Doesn’t France have extensive camera coverage of public areas? Though for sure the French would riot were they misused in this fashion.
There's a big difference between a passive surveillance camera and a network of devices that logs every time you go past one of the 83k+ spots or a car equipped with them. It's warrantless tracking and a constitutional violation. They've already been declared illegal in several criminal cases, but it hasn't reached a higher court yet. There is a lawsuit over these but I haven't heard anything about it in awhile.
Edit: It survived a motion to dismiss and is moving forward in federal court.
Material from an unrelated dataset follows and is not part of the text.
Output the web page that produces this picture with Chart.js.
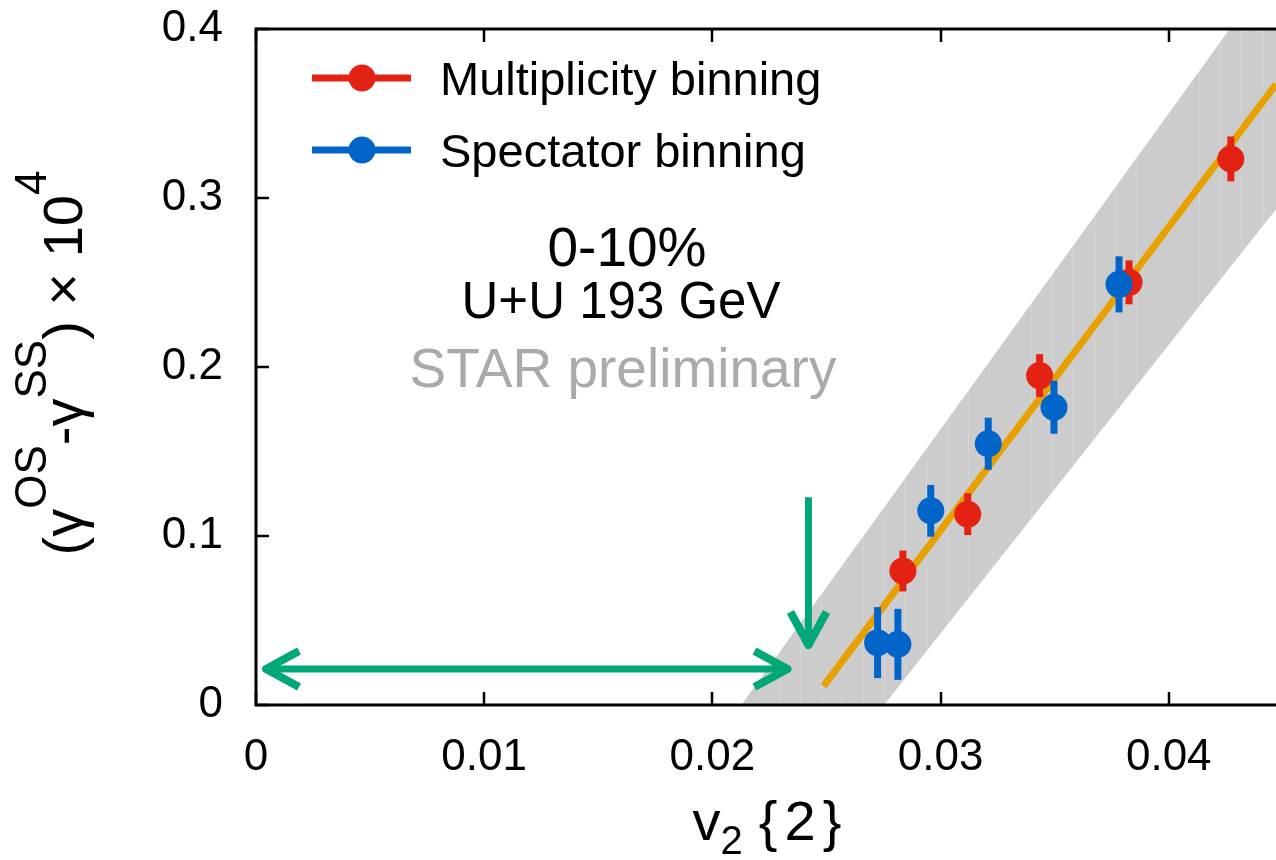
<!DOCTYPE html>
<html>
<head>
<meta charset="utf-8">
<script src="https://cdn.jsdelivr.net/npm/chart.js@4.4.1/dist/chart.umd.min.js"></script>
<style>
  html, body { margin: 0; padding: 0; background: #fff; }
  #plot { display: block; }
</style>
</head>
<body>
<canvas id="plot" width="1276" height="860"></canvas>
<script>
"use strict";

// axis ticks
const xTickValues = [0, 0.01, 0.02, 0.03, 0.04];
const xTickLabels = ["0", "0.01", "0.02", "0.03", "0.04"];
const yTickValues = [0, 0.1, 0.2, 0.3, 0.4];
const yTickLabels = ["0", "0.1", "0.2", "0.3", "0.4"];

// multiplicity binning (red)
const multV2 = [0.02835, 0.03119, 0.03434, 0.03826, 0.04272];
const multGamma = [0.0793, 0.1129, 0.1949, 0.2501, 0.3231];
const multErr = [0.0121, 0.0124, 0.0127, 0.013, 0.0133];

// spectator binning (blue)
const specV2 = [0.02724, 0.02813, 0.02957, 0.03209, 0.03497, 0.03782];
const specGamma = [0.0369, 0.0359, 0.1149, 0.1546, 0.1762, 0.2489];
const specErr = [0.021, 0.021, 0.0153, 0.0154, 0.0157, 0.0166];

// linear fit (orange) and its band (grey)
const fitV2 = [0.02487, 0.0447];
const fitGamma = [0.0112, 0.3673];
const bandUpperV2 = [0.02127, 0.04267, 0.0447];
const bandUpperGamma = [0, 0.4, 0.4];
const bandLowerV2 = [0.02127, 0.02752, 0.0447];
const bandLowerGamma = [0, 0, 0.2934];

// green arrows: horizontal double arrow and vertical arrow at the intercept
const hArrowV2 = [0.00044, 0.02329];
const hArrowGamma = 0.0213;
const vArrowV2 = 0.02421;
const vArrowGamma = [0.123, 0.0355];

const legendLabels = ["Multiplicity binning", "Spectator binning"];
const infoLines = ["0-10%", "U+U 193 GeV", "STAR preliminary"];

const RED = "#e42214";
const BLUE = "#0064c8";
const ORANGE = "#e8a000";
const GREEN = "#00a878";
const BAND = "#cccccc";
const FONT = "'Liberation Sans', Arial, Helvetica, sans-serif";

const toPoints = (xs, ys) => xs.map((x, i) => ({ x, y: ys[i] }));

function bandPattern() {
  const c = document.createElement("canvas");
  c.width = 21;
  c.height = 4;
  const g = c.getContext("2d");
  g.fillStyle = BAND;
  g.fillRect(0, 0, 21, 4);
  g.fillStyle = "#d5d5d5";
  g.fillRect(2, 0, 1, 4);
  return g.createPattern(c, "repeat");
}

const errorBars = {
  id: "errorBars",
  beforeDatasetDraw(chart, args) {
    const ds = chart.data.datasets[args.index];
    if (!ds.errors) return;
    const { ctx } = chart;
    const y = chart.scales.y;
    ctx.save();
    ctx.strokeStyle = ds.backgroundColor;
    ctx.lineWidth = 7;
    args.meta.data.forEach((pt, i) => {
      const v = ds.data[i].y;
      const e = ds.errors[i];
      ctx.beginPath();
      ctx.moveTo(pt.x, y.getPixelForValue(v + e));
      ctx.lineTo(pt.x, y.getPixelForValue(v - e));
      ctx.stroke();
    });
    ctx.restore();
  },
};

function drawRich(ctx, parts, x, y, align) {
  let total = 0;
  parts.forEach((p) => {
    ctx.font = p.font;
    p.w = ctx.measureText(p.t).width + (p.gap || 0);
    total += p.w;
  });
  let cx = align === "center" ? x - total / 2 : x;
  ctx.textAlign = "left";
  ctx.textBaseline = "alphabetic";
  parts.forEach((p) => {
    ctx.font = p.font;
    ctx.fillText(p.t, cx, y + (p.dy || 0));
    cx += p.w;
  });
}

const decorations = {
  id: "decorations",
  afterDatasetsDraw(chart) {
    const { ctx, chartArea: a } = chart;
    const xs = chart.scales.x;
    const ys = chart.scales.y;

    // green arrows
    ctx.save();
    ctx.strokeStyle = GREEN;
    ctx.lineWidth = 7;
    ctx.lineJoin = "round";
    const hy = ys.getPixelForValue(hArrowGamma);
    const hx0 = xs.getPixelForValue(hArrowV2[0]);
    const hx1 = xs.getPixelForValue(hArrowV2[1]);
    ctx.beginPath();
    ctx.moveTo(hx0 + 3, hy);
    ctx.lineTo(hx1 - 3, hy);
    ctx.stroke();
    ctx.lineWidth = 8;
    ctx.beginPath();
    ctx.moveTo(hx0 + 33, hy - 18);
    ctx.lineTo(hx0, hy);
    ctx.lineTo(hx0 + 33, hy + 18);
    ctx.moveTo(hx1 - 33, hy - 18);
    ctx.lineTo(hx1, hy);
    ctx.lineTo(hx1 - 33, hy + 18);
    ctx.stroke();
    const vx = xs.getPixelForValue(vArrowV2);
    const vy0 = ys.getPixelForValue(vArrowGamma[0]);
    const vy1 = ys.getPixelForValue(vArrowGamma[1]);
    ctx.lineWidth = 7;
    ctx.beginPath();
    ctx.moveTo(vx, vy0);
    ctx.lineTo(vx, vy1 - 3);
    ctx.stroke();
    ctx.lineWidth = 8;
    ctx.beginPath();
    ctx.moveTo(vx - 18, vy1 - 33);
    ctx.lineTo(vx, vy1);
    ctx.lineTo(vx + 18, vy1 - 33);
    ctx.stroke();
    ctx.restore();

    // frame and inward ticks
    ctx.save();
    ctx.strokeStyle = "#000";
    ctx.lineWidth = 3;
    ctx.beginPath();
    ctx.moveTo(a.right + 2, a.top);
    ctx.lineTo(a.left, a.top);
    ctx.lineTo(a.left, a.bottom);
    ctx.lineTo(a.right + 2, a.bottom);
    ctx.stroke();
    ctx.lineWidth = 2.5;
    ctx.beginPath();
    xTickValues.forEach((v) => {
      const px = Math.round(xs.getPixelForValue(v));
      ctx.moveTo(px, a.bottom);
      ctx.lineTo(px, a.bottom - 13);
      ctx.moveTo(px, a.top);
      ctx.lineTo(px, a.top + 13);
    });
    yTickValues.forEach((v) => {
      const py = Math.round(ys.getPixelForValue(v));
      ctx.moveTo(a.left, py);
      ctx.lineTo(a.left + 13, py);
    });
    ctx.stroke();
    ctx.restore();

    // legend
    ctx.save();
    [[RED, 78], [BLUE, 150]].forEach(([col, ly], i) => {
      ctx.strokeStyle = col;
      ctx.fillStyle = col;
      ctx.lineWidth = 7;
      ctx.beginPath();
      ctx.moveTo(312, ly);
      ctx.lineTo(411, ly);
      ctx.stroke();
      ctx.beginPath();
      ctx.arc(362, ly, 13.5, 0, Math.PI * 2);
      ctx.fill();
      ctx.fillStyle = "#000";
      ctx.font = `47px ${FONT}`;
      ctx.textAlign = "left";
      ctx.textBaseline = "alphabetic";
      ctx.fillText(legendLabels[i], 440, ly + 17);
    });

    // info text
    ctx.textAlign = "center";
    ctx.fillStyle = "#000";
    ctx.font = `55px ${FONT}`;
    ctx.fillText(infoLines[0], 627, 266);
    ctx.font = `51px ${FONT}`;
    ctx.fillText(infoLines[1], 621, 318);
    ctx.fillStyle = "#aaaaaa";
    ctx.font = `55px ${FONT}`;
    ctx.fillText(infoLines[2], 623, 387);

    // x axis title: v2 {2}
    ctx.fillStyle = "#000";
    const big = `56px ${FONT}`;
    const small = `40px ${FONT}`;
    drawRich(ctx, [
      { t: "v", font: big },
      { t: "2", font: small, dy: 14, gap: 16 },
      { t: "{", font: big, gap: 7 },
      { t: "2", font: big, gap: 7 },
      { t: "}", font: big },
    ], (a.left + a.right) / 2 + 1, 840, "center");

    // y axis title, rotated
    ctx.translate(82, (a.top + a.bottom) / 2 - 4);
    ctx.rotate(-Math.PI / 2);
    const yb = `56px ${FONT}`;
    const ys2 = `44px ${FONT}`;
    drawRich(ctx, [
      { t: "(", font: yb },
      { t: "\u03b3", font: yb },
      { t: "OS", font: ys2, dy: -36 },
      { t: "-", font: yb },
      { t: "\u03b3", font: yb },
      { t: "SS", font: ys2, dy: -36 },
      { t: ")", font: yb },
      { t: " \u00d7 10", font: yb },
      { t: "4", font: ys2, dy: -36 },
    ], 0, 0, "center");
    ctx.restore();
  },
};

const ctx = document.getElementById("plot").getContext("2d");

new Chart(ctx, {
  type: "scatter",
  data: {
    datasets: [
      {
        label: legendLabels[1],
        data: toPoints(specV2, specGamma),
        errors: specErr,
        backgroundColor: BLUE,
        pointRadius: 13.5,
        pointBorderWidth: 0,
        showLine: false,
      },
      {
        label: legendLabels[0],
        data: toPoints(multV2, multGamma),
        errors: multErr,
        backgroundColor: RED,
        pointRadius: 13.5,
        pointBorderWidth: 0,
        showLine: false,
      },
      {
        label: "fit",
        data: toPoints(fitV2, fitGamma),
        showLine: true,
        borderColor: ORANGE,
        borderWidth: 7,
        pointRadius: 0,
        fill: false,
      },
      {
        label: "band upper",
        data: toPoints(bandUpperV2, bandUpperGamma),
        showLine: true,
        borderColor: "transparent",
        borderWidth: 1,
        pointRadius: 0,
        backgroundColor: bandPattern(),
        fill: "+1",
      },
      {
        label: "band lower",
        data: toPoints(bandLowerV2, bandLowerGamma),
        showLine: true,
        borderColor: "transparent",
        borderWidth: 1,
        pointRadius: 0,
        fill: false,
      },
    ],
  },
  options: {
    responsive: false,
    animation: false,
    layout: { autoPadding: false, padding: { top: 29, left: 0, right: 0, bottom: 0 } },
    plugins: {
      legend: { display: false },
      tooltip: { enabled: false },
    },
    scales: {
      x: {
        type: "linear",
        min: 0,
        max: 0.0447,
        grid: { display: false, drawTicks: false, tickLength: 0 },
        border: { display: false },
        afterBuildTicks: (s) => { s.ticks = xTickValues.map((v) => ({ value: v })); },
        afterFit: (s) => {
          s.height = 155;
          s.paddingLeft = 0;
          s.paddingRight = 0;
        },
        ticks: {
          autoSkip: false,
          maxRotation: 0,
          padding: 26,
          color: "#000",
          font: { family: FONT, size: 44 },
          callback: (v) => xTickLabels[xTickValues.indexOf(v)] ?? "",
        },
      },
      y: {
        type: "linear",
        min: 0,
        max: 0.4,
        grid: { display: false, drawTicks: false, tickLength: 0 },
        border: { display: false },
        afterBuildTicks: (s) => { s.ticks = yTickValues.map((v) => ({ value: v })); },
        afterFit: (s) => {
          s.width = 256;
          s.paddingTop = 0;
          s.paddingBottom = 0;
        },
        ticks: {
          autoSkip: false,
          padding: 33,
          color: "#000",
          font: { family: FONT, size: 44 },
          callback: (v) => yTickLabels[yTickValues.indexOf(v)] ?? "",
        },
      },
    },
  },
  plugins: [errorBars, decorations],
});
</script>
</body>
</html>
www.yahoo.com/news/flock-camera-case-could-local-190000699.html
Sorry but no there is no difference other than the words you use to describe them. Camera networks is surveillance.
A bunch of privately owned camera systems and one controlled by the government are vastly different.
the difficulty to search is a significant difference: there’s practical way to search 83,000 cameras manually… automation makes it a problem more than the cameras themselves
Aren't those just ALPR camera's? France has those too.
To have them without being a police state you need a short strict list of things cops are allowed to use them for. Like the article says basically.
Which is funny since Americans always called French cowards. But who are the real cowards?
Of course the people opposing an illegitimate war are the cowards. Not those ordering poor people to die on the other side of the world.
Freedom fries indeed.
It's Texas. Most of those people approve of this.
If it happened in LA, you'd see more than cameras on fire.